The Flight Time Calculator
As you type in the Hobbs and Tach fields, Centerline automatically computes and displays the elapsed time in a summary panel between the end fields and the fuel/oil section. You'll see Hobbs Time and Tach Time calculated in real time. This live preview helps you catch data-entry errors before submitting — if the numbers look implausible (a three-hour Hobbs time for a local pattern flight, or a tach time larger than the hobbs time), double-check your readings.
Editing an Entry
Log entries can be edited after submission. Find the entry in the table and click the pencil icon on the right side of its row. You can edit your own entries at any time. Booking administrators can edit any entry. Entries cannot be deleted by regular members — deletion is restricted to booking administrators to maintain log integrity.
Tips
- Log immediately after landing — The longer you wait, the harder it is to remember the exact meter readings. Make it a habit to pull up the app before you leave the flight line.

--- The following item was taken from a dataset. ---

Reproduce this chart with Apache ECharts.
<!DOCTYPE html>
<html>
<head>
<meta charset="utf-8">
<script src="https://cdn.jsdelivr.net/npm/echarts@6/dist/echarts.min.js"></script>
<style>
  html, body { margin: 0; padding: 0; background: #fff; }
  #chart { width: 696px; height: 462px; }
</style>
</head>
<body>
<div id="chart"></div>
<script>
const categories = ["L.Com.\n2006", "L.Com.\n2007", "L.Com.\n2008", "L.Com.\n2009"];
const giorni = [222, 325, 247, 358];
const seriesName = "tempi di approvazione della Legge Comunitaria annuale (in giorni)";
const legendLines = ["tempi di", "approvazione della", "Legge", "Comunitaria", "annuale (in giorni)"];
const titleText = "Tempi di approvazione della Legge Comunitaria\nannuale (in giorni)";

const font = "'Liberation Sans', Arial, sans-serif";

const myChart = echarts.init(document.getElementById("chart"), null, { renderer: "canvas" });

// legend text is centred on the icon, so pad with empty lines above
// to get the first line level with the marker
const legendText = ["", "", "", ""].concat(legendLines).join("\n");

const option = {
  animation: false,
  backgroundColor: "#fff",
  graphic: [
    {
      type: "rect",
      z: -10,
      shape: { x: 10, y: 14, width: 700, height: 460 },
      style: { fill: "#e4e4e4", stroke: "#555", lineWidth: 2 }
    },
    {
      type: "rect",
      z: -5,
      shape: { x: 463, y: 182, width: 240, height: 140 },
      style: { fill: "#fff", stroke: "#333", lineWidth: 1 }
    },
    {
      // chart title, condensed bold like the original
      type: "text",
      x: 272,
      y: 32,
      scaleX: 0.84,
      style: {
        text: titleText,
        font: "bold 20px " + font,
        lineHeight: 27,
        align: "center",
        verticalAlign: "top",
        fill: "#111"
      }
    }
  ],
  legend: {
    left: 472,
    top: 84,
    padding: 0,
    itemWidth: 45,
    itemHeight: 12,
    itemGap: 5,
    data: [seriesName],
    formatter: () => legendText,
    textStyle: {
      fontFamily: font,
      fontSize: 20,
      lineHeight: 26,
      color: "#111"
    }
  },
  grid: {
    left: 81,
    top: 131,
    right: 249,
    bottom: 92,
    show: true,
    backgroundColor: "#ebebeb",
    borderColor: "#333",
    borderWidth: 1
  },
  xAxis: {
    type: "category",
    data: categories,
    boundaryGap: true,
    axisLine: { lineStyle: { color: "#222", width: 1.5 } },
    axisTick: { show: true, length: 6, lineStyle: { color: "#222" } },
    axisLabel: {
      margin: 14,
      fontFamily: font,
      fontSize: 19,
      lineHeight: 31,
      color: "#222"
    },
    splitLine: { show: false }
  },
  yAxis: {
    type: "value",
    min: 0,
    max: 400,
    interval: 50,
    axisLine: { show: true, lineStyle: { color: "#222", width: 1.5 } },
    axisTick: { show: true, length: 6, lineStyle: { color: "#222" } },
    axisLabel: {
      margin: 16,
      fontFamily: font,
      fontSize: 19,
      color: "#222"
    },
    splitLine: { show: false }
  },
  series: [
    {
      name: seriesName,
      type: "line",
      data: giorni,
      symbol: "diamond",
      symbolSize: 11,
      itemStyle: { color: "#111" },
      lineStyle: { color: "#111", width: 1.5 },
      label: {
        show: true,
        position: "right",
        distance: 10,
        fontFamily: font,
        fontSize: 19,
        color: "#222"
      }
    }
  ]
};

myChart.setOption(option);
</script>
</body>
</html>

- Verify start values against the gauges — Centerline pre-fills start Hobbs and Tach from the previous entry, but those values assume the last logged entry was complete and accurate. Always confirm against the actual instrument readings in the cockpit.
- Complete both end readings when possible — Partial entries (start values only) leave a gap in the tach time record that affects maintenance interval tracking. If you forgot to record the end readings, go back and edit the entry as soon as you can.

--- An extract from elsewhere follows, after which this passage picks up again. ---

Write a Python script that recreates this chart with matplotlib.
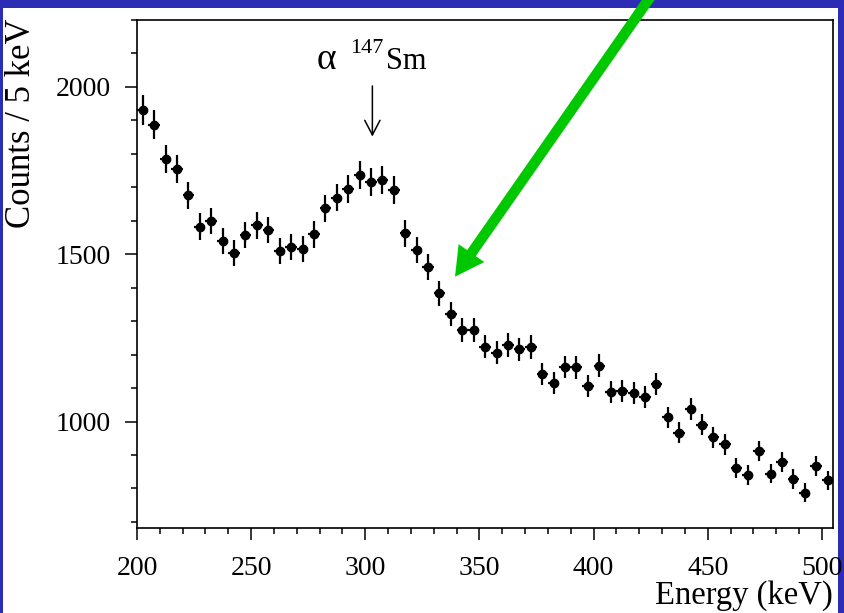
import matplotlib
matplotlib.use("Agg")
import matplotlib.pyplot as plt
import numpy as np
from matplotlib.patches import FancyArrowPatch, Rectangle
from matplotlib.ticker import MultipleLocator

# bin centres (keV) and counts per 5 keV
energy = [202.5, 207.5, 212.5, 217.5, 222.5, 227.5, 232.5, 237.5, 242.5, 247.5,
          252.5, 257.5, 262.5, 267.5, 272.5, 277.5, 282.5, 287.5, 292.5, 297.5,
          302.5, 307.5, 312.5, 317.5, 322.5, 327.5, 332.5, 337.5, 342.5, 347.5,
          352.5, 357.5, 362.5, 367.5, 372.5, 377.5, 382.5, 387.5, 392.5, 397.5,
          402.5, 407.5, 412.5, 417.5, 422.5, 427.5, 432.5, 437.5, 442.5, 447.5,
          452.5, 457.5, 462.5, 467.5, 472.5, 477.5, 482.5, 487.5, 492.5, 497.5,
          502.5]
counts = [1930, 1886, 1784, 1754, 1675, 1582, 1599, 1539, 1504, 1557,
          1586, 1572, 1510, 1521, 1515, 1559, 1637, 1669, 1694, 1736,
          1716, 1722, 1692, 1562, 1513, 1461, 1383, 1321, 1274, 1272,
          1224, 1205, 1229, 1216, 1222, 1142, 1115, 1163, 1162, 1107,
          1166, 1087, 1091, 1084, 1073, 1112, 1013, 966, 1037, 990,
          953, 932, 861, 840, 913, 844, 879, 828, 788, 867,
          824]
bin_half = 2.5

x_ticks = [200, 250, 300, 350, 400, 450, 500]
y_ticks = [1000, 1500, 2000]

plt.rcParams["font.family"] = ["Liberation Serif", "DejaVu Serif"]

W, H = 844, 613
fig = plt.figure(figsize=(W / 100, H / 100), dpi=100, facecolor="#2c2cb4")
# white slide panel behind everything, blue frame left round it
fig.patches.append(Rectangle((3 / W, 0), (838 - 3) / W, 1 - 8 / H,
                             transform=fig.transFigure, facecolor="white",
                             edgecolor="none", zorder=-10))

ax = fig.add_axes([137 / W, 1 - 528 / H, (833.3 - 137) / W, (528 - 19.7) / H])
ax.set_facecolor("white")

counts = np.array(counts)
ax.errorbar(energy, counts, yerr=np.sqrt(counts), xerr=bin_half, fmt="o",
            color="black", ms=6, elinewidth=1.6, capsize=0, zorder=3)

ax.set_xlim(200, 505)
ax.set_ylim(682, 2200)
ax.set_xticks(x_ticks)
ax.set_yticks(y_ticks)
ax.xaxis.set_minor_locator(MultipleLocator(10))
ax.yaxis.set_minor_locator(MultipleLocator(100))
ax.tick_params(which="both", direction="out", top=False, right=False,
               width=1.1, labelsize=20)
ax.tick_params(which="major", length=8.5)
ax.tick_params(which="minor", length=4)
ax.tick_params(axis="x", pad=12)
ax.tick_params(axis="y", pad=10.5)
for sp in ax.spines.values():
    sp.set_linewidth(1.2)

fig.text(833 / W, 1 - 604 / H, "Energy (keV)", ha="right", va="baseline",
         fontsize=23.5)
fig.text(22 / W, 1 - 18 / H, "Counts / 5 keV", rotation=90, ha="center",
         va="top", fontsize=25)

# alpha 147Sm label and marker arrow
ax.text(278.5, 2052, "\u03b1", fontsize=27, ha="left", va="baseline")
ax.text(293.5, 2100, "147", fontsize=16, ha="left", va="baseline")
ax.text(309.1, 2052, "Sm", fontsize=22, ha="left", va="baseline")
ax.annotate("", xy=(303.1, 1851), xytext=(303.1, 2002),
            arrowprops=dict(arrowstyle="->,head_width=0.55,head_length=1.05",
                            lw=1.1, color="black", shrinkA=0, shrinkB=0))

# green pointer arrow coming in from the top
green = FancyArrowPatch((651 / W, 1 + 4 / H), (455 / W, 1 - 276.7 / H),
                        transform=fig.transFigure,
                        arrowstyle="simple,head_width=1.25,head_length=1.15,tail_width=0.42",
                        mutation_scale=18, color="#00c800", lw=0,
                        shrinkA=0, shrinkB=0, zorder=10)
fig.patches.append(green)

fig.savefig("out.png", dpi=100, facecolor=fig.get_facecolor())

- Use the Comments field for anomalies — If anything notable happened during the flight — a rough engine, a avionics hiccup, a bird strike, a hard landing — note it here. It gives the maintenance team context and creates a timestamped record that's useful if a squawk is filed later.
- Watch for gap warnings — If Centerline detects that your start readings don't match the previous entry's end readings, it will display a gap warning in the logs table. This usually means an entry was missed. See the Viewing and Exporting Logs article for how to resolve gaps.